The two museums took turns choosing from among Scaife’s collection of several hundred works, O’Toole says the Scaife pieces complement the museum’s permanent collection. “There is one wall full of Scaife,” she says, “And we’ve also integrated some of the pieces within the collection.”  Staff members can point them out to you.

This Chihuly glass sculpture hangs at the Westmoreland Museum of American Art.

Pittsburghers will enjoy the Westmoreland’s many works documenting the city’s industrial past. Furniture, stoneware and quilts are part of a large swath of American decorative art on display.

Continue your day of art in Greensburg by turning left on Main to W. Otterman Street and visiting the beautiful Westmoreland County Courthouse. Designed in 1906 in the Beaux Arts style by William S. Kaufmann, it is a contributing property to the Greensburg Historic District and was listed separately on the National Registry of Historic Places in 1978. At 175 feet high, it is one of the tallest buildings in Greensburg.

The Butler Institute of American Art is in Youngstown.  Founded in 1919 by Ohio industrialist and philanthropist Joseph Butler, the main building was designed by the famed architectural firm McKim, Mead and White, and like the Westmoreland, is listed on the National Register of Historic Places.

“You can see American art from the start to today,” says Dr. Louis Zona, executive director & chief curator.  “You can see how society changed [such as] by the effects of WWI, WWII on our culture.  I just love to see the history of our art, our culture.  We really try to stay with that.”

That goal is met with paintings and printed works.  “We have prints by virtually every major artist of the last 150 years,” says Zona.  “We add every year.  We want a complete survey of American art in prints.”  There is also an expansive display of folk art, including utilitarian duck decoys and fanciful carousel horses.

Winslow Homer’s Snap the Whip is one of the many beautiful and familiar paintings you’ll see at Youngstown’s Butler Institute of American Art.

Winslow Homer’s Snap the Whip of 1872 is the masterpiece not to be missed.
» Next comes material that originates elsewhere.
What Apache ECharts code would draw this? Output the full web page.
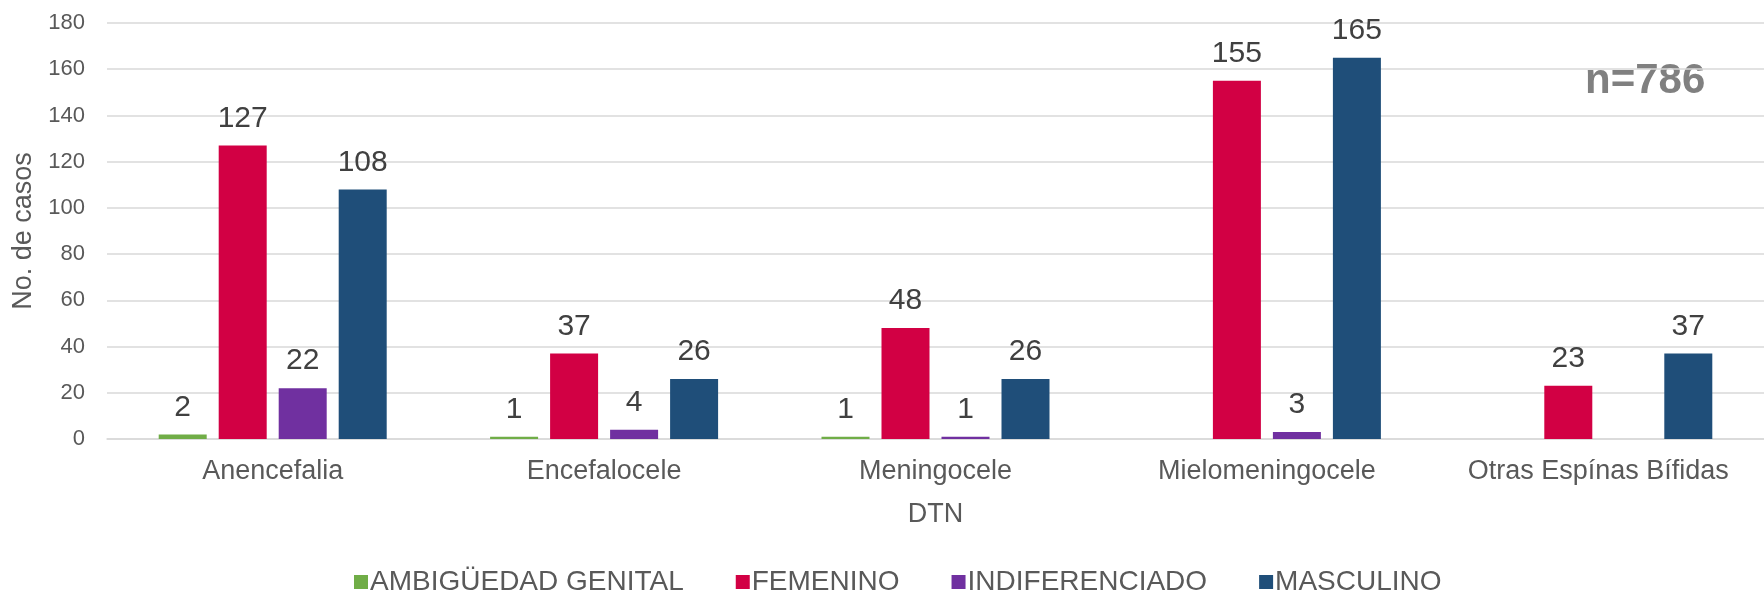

One of two versions of Snap the Whip (the other is in the Metropolitan Museum), both of which portray a childhood moment in a one-room schoolhouse, the Butler’s version has mountains in the background, while the other does not.  The museum’s American Western Collection displays two compelling portraits by Elbridge Ayer Burbank from Butler’s personal collection: Geronimo and Chief Joseph, first Americans who played an important part in our history but whose images many people may not have seen. Also in the Western Collection is the beautiful Oregon Trail by Albert Bierstadt.  Other important collections include The Hudson River School, The Marine Collection, and the American Impressionist Collection, which includes a nice representation of the works of beloved painters such as Mary Cassatt and John Singer Sargent.

Twentieth century works you won’t want to miss are Pennsylvania Coal Town, an Edward Hopper masterpiece, and September Wind and Rain, a landscape by modernist master Charles Burchfield. Among the contemporary works are paintings by Robert Rauschenberg, Chuck Close and George Segal. And for the sports nut in the family who just came along to please everyone else, there’s a bonus: the Butler’s Donnell Gallery of American Sports Art, featuring paintings such as George Bellows’ boxers to an Andy Warhol portrait of baseball great Pete Rose. Virtually every sport is represented.

Perhaps the most unique aspect of the Butler is its ability to showcase works of multimedia, a capability Zona fostered as the result of his friendship with David Bermant, who is considered the inventor of video art. The late Bermant, a California shopping mall developer with a great interest in combining art and science, acquired a renowned private collection of kinetic art—art that depends on movement.

“I’ve had a long-term interest in art and technology,” says Zona. He takes pride in the Butler’s Beecher Center, which was built to display electronic, computer, holographic and laser art and offers a digital media theater for performance art and high-definition film presentations.

Both the Westmoreland and the Butler rotate their works on display as well as mount regular exhibitions. There’s always something new.